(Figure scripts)

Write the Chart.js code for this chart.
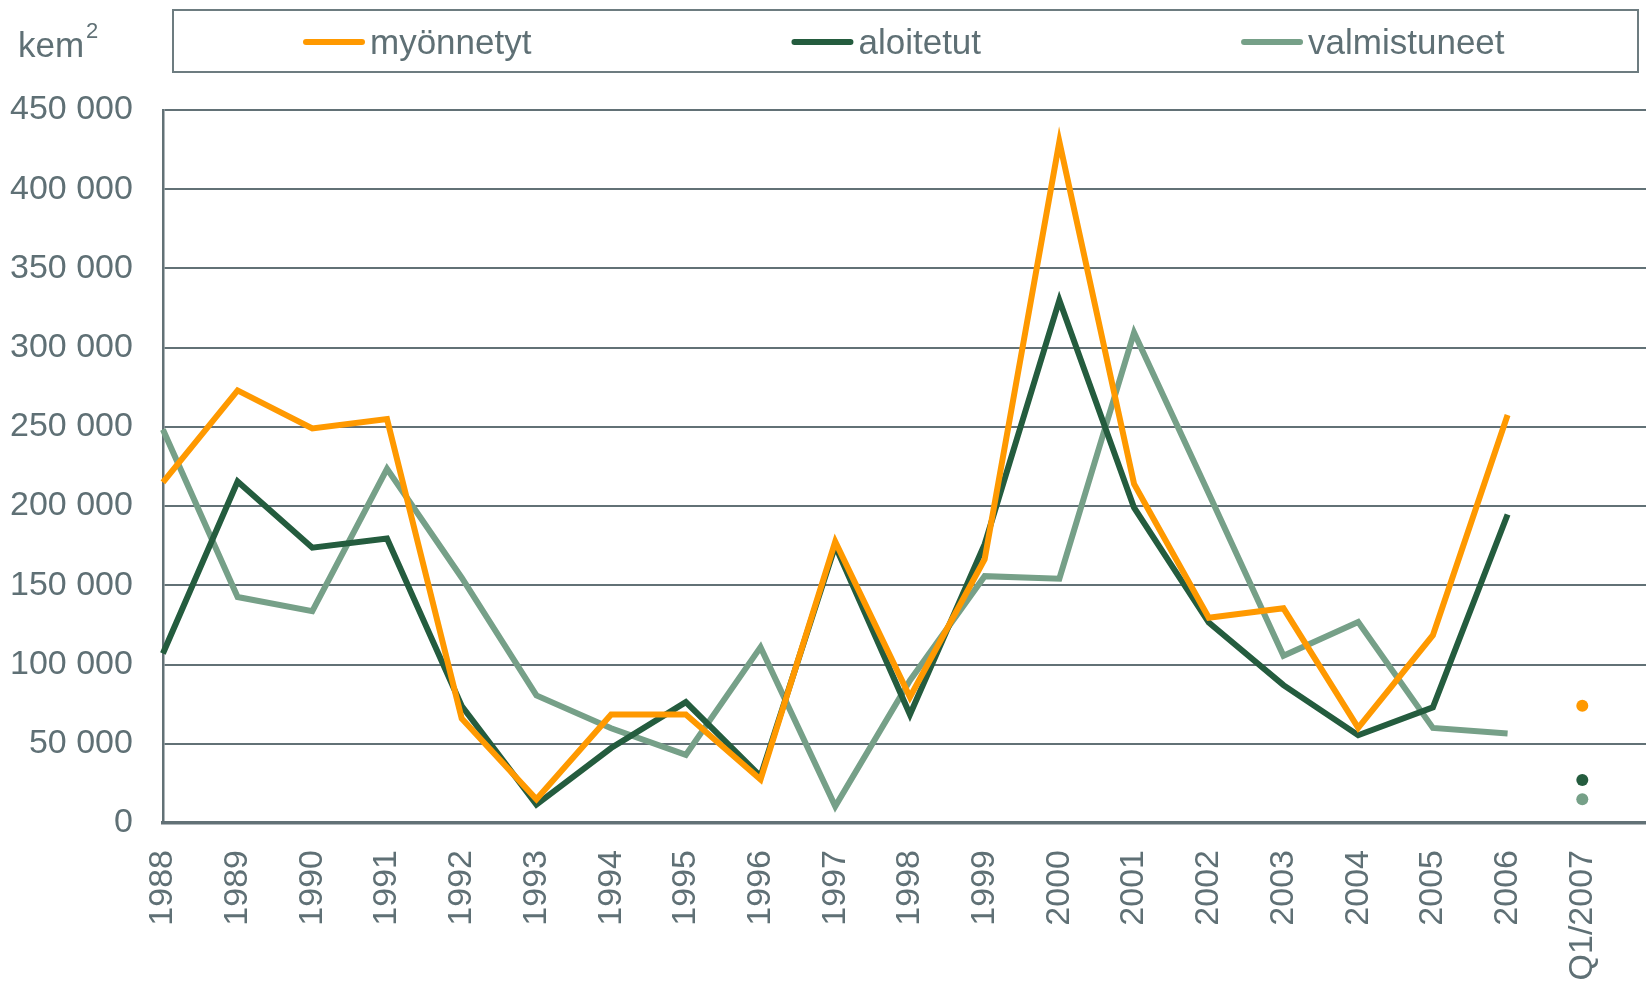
<!DOCTYPE html>
<html>
<head>
<meta charset="utf-8">
<script src="https://cdn.jsdelivr.net/npm/chart.js@4/dist/chart.umd.min.js"></script>
<style>
    html, body { margin: 0; padding: 0; background: #fff; overflow: hidden; }
    #wrap { width: 1663px; height: 984px; }
</style>
</head>
<body>
<div id="wrap"><canvas id="building-chart"></canvas></div>
<script>
// categories (last one is an empty slot so the plot runs to the right edge)
const years = ['1988', '1989', '1990', '1991', '1992', '1993', '1994', '1995', '1996', '1997',
    '1998', '1999', '2000', '2001', '2002', '2003', '2004', '2005', '2006', 'Q1/2007', ''];

const myonnetyt = [215000, 273000, 249000, 255000, 66000, 15000, 68500, 68500, 27500, 177500,
    79500, 166500, 430000, 214000, 129500, 135500, 60000, 118500, 257500, 74000];
const aloitetut = [107000, 215500, 173800, 179500, 73800, 11600, 47300, 76300, 29500, 175000,
    68500, 176000, 330000, 199000, 126500, 87000, 55400, 73000, 194700, 27200];
const valmistuneet = [248400, 142600, 133700, 223500, 154800, 80500, 59800, 43000, 111000, 10500,
    90000, 155800, 154200, 309500, 208000, 105500, 126800, 60000, 56500, 15000];

const seriesLabels = ['myönnetyt', 'aloitetut', 'valmistuneet'];
const unitLabel = 'kem';
const unitSup = '2';

const TEXT = '#5f7075';
const GRID = '#627176';
const FONT = '"Liberation Sans", Arial, sans-serif';
const Q1_INDEX = 19;

const formatThousands = (v) => String(v).replace(/\B(?=(\d{3})+(?!\d))/g, ' ');

const makeDataset = (label, data, color) => ({
    label: label,
    data: data,
    borderColor: color,
    backgroundColor: color,
    borderWidth: 6,
    tension: 0,
    pointRadius: (ctx) => ctx.dataIndex === Q1_INDEX ? 6 : 0,
    pointHoverRadius: 0,
    pointBorderWidth: 0,
    segment: {
        // Q1/2007 is a lone point, not joined to the yearly line
        borderColor: (ctx) => ctx.p1DataIndex === Q1_INDEX ? 'rgba(0,0,0,0)' : undefined
    }
});

const legendBox = {
    id: 'legendBox',
    afterDraw(chart) {
        const ctx = chart.ctx;
        ctx.save();
        ctx.strokeStyle = '#6d7c80';
        ctx.lineWidth = 2;
        ctx.strokeRect(173, 10, 1465, 62);

        ctx.font = '35px ' + FONT;
        ctx.textBaseline = 'middle';
        let x = 306;
        chart.data.datasets.forEach(ds => {
            ctx.strokeStyle = ds.borderColor;
            ctx.lineWidth = 6;
            ctx.lineCap = 'round';
            ctx.beginPath();
            ctx.moveTo(x, 42);
            ctx.lineTo(x + 56, 42);
            ctx.stroke();
            ctx.fillStyle = TEXT;
            ctx.fillText(ds.label, x + 64, 44);
            x += 64 + ctx.measureText(ds.label).width + 263;
        });

        // unit label top left
        ctx.textBaseline = 'alphabetic';
        ctx.fillStyle = TEXT;
        ctx.fillText(unitLabel, 18, 57);
        const w = ctx.measureText(unitLabel).width;
        ctx.font = '22px ' + FONT;
        ctx.fillText(unitSup, 18 + w + 2, 38);
        ctx.restore();
    }
};

new Chart(document.getElementById('building-chart'), {
    type: 'line',
    data: {
        labels: years,
        datasets: [
            makeDataset(seriesLabels[0], myonnetyt, '#ff9900'),
            makeDataset(seriesLabels[1], aloitetut, '#245c3e'),
            makeDataset(seriesLabels[2], valmistuneet, '#76a088')
        ]
    },
    options: {
        responsive: true,
        maintainAspectRatio: false,
        animation: false,
        layout: {
            padding: { top: 110, left: 10, right: 3, bottom: 1 }
        },
        plugins: {
            legend: { display: false },
            tooltip: { enabled: false }
        },
        scales: {
            x: {
                grid: { display: false, drawTicks: false },
                border: { display: true, color: GRID, width: 3.5 },
                ticks: {
                    color: TEXT,
                    font: { family: FONT, size: 34 },
                    minRotation: 90,
                    maxRotation: 90,
                    autoSkip: false,
                    padding: 27
                },
                afterFit: (scale) => {
                    // rotated labels: no side padding, fixed label band
                    scale.paddingLeft = 0;
                    scale.paddingRight = 0;
                    scale.height = 160;
                }
            },
            y: {
                min: 0,
                max: 450000,
                grid: { color: GRID, lineWidth: 2, drawTicks: false },
                border: { display: true, color: GRID, width: 2.5 },
                ticks: {
                    stepSize: 50000,
                    color: TEXT,
                    font: { family: FONT, size: 34 },
                    padding: 30,
                    callback: (value) => formatThousands(value)
                },
                afterFit: (scale) => {
                    // chart.js counts tick padding twice here
                    scale.width -= scale.options.ticks.padding;
                }
            }
        }
    },
    plugins: [legendBox]
});
</script>
</body>
</html>
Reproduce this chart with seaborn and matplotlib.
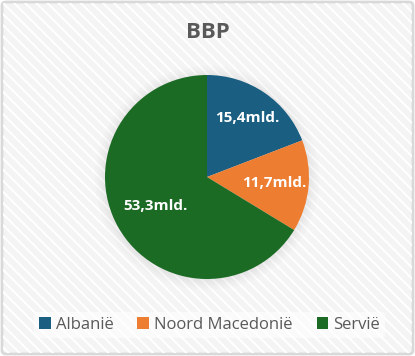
import matplotlib
matplotlib.use("Agg")
import matplotlib.pyplot as plt
import seaborn as sns
import numpy as np
from matplotlib.patches import FancyBboxPatch, Circle, Patch

categories = ["Albanië", "Noord Macedonië", "Servië"]
values = [15.4, 11.7, 53.3]
labels = ["15,4mld.", "11,7mld.", "53,3mld."]
colors = ["#1a5e82", "#ed7d31", "#1b6b24"]
title = "BBP"

sns.set_theme(style="white")
plt.rcParams["font.family"] = ["Open Sans", "DejaVu Sans"]
plt.rcParams["hatch.linewidth"] = 1.5

W, H = 415, 356
fig = plt.figure(figsize=(W / 100, H / 100), dpi=100)
fig.patch.set_facecolor("white")

# background panel with border and faint diagonal pattern
bg = FancyBboxPatch((2 / W, 2 / H), 1 - 4 / W, 1 - 4 / H,
                    boxstyle="round,pad=0,rounding_size=0.01",
                    transform=fig.transFigure, facecolor="#f4f4f4",
                    edgecolor="#d9d9d9", linewidth=2, zorder=0)
fig.patches.append(bg)
hatch = FancyBboxPatch((3 / W, 3 / H), 1 - 6 / W, 1 - 6 / H,
                       boxstyle="square,pad=0", transform=fig.transFigure,
                       facecolor="none", edgecolor="white", hatch="\\\\\\",
                       linewidth=0, zorder=0.1)
fig.patches.append(hatch)

cx, cy, r = 207, 177, 102
ax = fig.add_axes([(cx - r) / W, (H - cy - r) / H, 2 * r / W, 2 * r / H])
ax.set_zorder(2)
ax.patch.set_alpha(0)

# soft shadow
for i, a in enumerate([0.02, 0.025, 0.03, 0.035, 0.04]):
    ax.add_patch(Circle((0.0, -0.01), 1.10 - i * 0.025, color="#888888",
                        alpha=a, lw=0, zorder=0, clip_on=False))

wedges, _ = ax.pie(values, colors=colors, startangle=90, counterclock=False,
                   radius=1, wedgeprops=dict(linewidth=0))
total = sum(values)
start = 90
dists = [0.70, 0.66, 0.58]
for v, lab, d in zip(values, labels, dists):
    ang = np.deg2rad(start - v / total * 360 / 2)
    ax.text(d * np.cos(ang), d * np.sin(ang), lab, ha="center", va="center",
            color="white", fontsize=11, fontweight="bold")
    start -= v / total * 360
ax.set_xlim(-1, 1)
ax.set_ylim(-1, 1)
ax.set_aspect("equal")
ax.axis("off")

fig.text(0.5, 1 - 32 / H, title, ha="center", va="center", fontsize=16,
         fontweight="bold", color="#595959", zorder=3)

handles = [Patch(facecolor=c, edgecolor="none") for c in colors]
leg = fig.legend(handles, categories, loc="center", bbox_to_anchor=(0.505, 1 - 325 / H),
                 ncol=3, frameon=True, fontsize=12, handlelength=0.7,
                 handleheight=0.7, handletextpad=0.3, columnspacing=1.45,
                 borderpad=0.3)
leg.set_zorder(3)
leg.get_frame().set_facecolor("white")
leg.get_frame().set_edgecolor("none")
leg.get_frame().set_alpha(0.6)
for t in leg.get_texts():
    t.set_color("#595959")

fig.savefig("out.png", dpi=100, facecolor=fig.get_facecolor())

_Problem:_
Please transcribe, word for word, every line from the first line of the records above through the line containing "const Q1_INDEX = 19;", and leave out any pictures.

_Exercise response:_
Write the Chart.js code for this chart.
<!DOCTYPE html>
<html>
<head>
<meta charset="utf-8">
<script src="https://cdn.jsdelivr.net/npm/chart.js@4/dist/chart.umd.min.js"></script>
<style>
    html, body { margin: 0; padding: 0; background: #fff; overflow: hidden; }
    #wrap { width: 1663px; height: 984px; }
</style>
</head>
<body>
<div id="wrap"><canvas id="building-chart"></canvas></div>
<script>
// categories (last one is an empty slot so the plot runs to the right edge)
const years = ['1988', '1989', '1990', '1991', '1992', '1993', '1994', '1995', '1996', '1997',
    '1998', '1999', '2000', '2001', '2002', '2003', '2004', '2005', '2006', 'Q1/2007', ''];

const myonnetyt = [215000, 273000, 249000, 255000, 66000, 15000, 68500, 68500, 27500, 177500,
    79500, 166500, 430000, 214000, 129500, 135500, 60000, 118500, 257500, 74000];
const aloitetut = [107000, 215500, 173800, 179500, 73800, 11600, 47300, 76300, 29500, 175000,
    68500, 176000, 330000, 199000, 126500, 87000, 55400, 73000, 194700, 27200];
const valmistuneet = [248400, 142600, 133700, 223500, 154800, 80500, 59800, 43000, 111000, 10500,
    90000, 155800, 154200, 309500, 208000, 105500, 126800, 60000, 56500, 15000];

const seriesLabels = ['myönnetyt', 'aloitetut', 'valmistuneet'];
const unitLabel = 'kem';
const unitSup = '2';

const TEXT = '#5f7075';
const GRID = '#627176';
const FONT = '"Liberation Sans", Arial, sans-serif';
const Q1_INDEX = 19;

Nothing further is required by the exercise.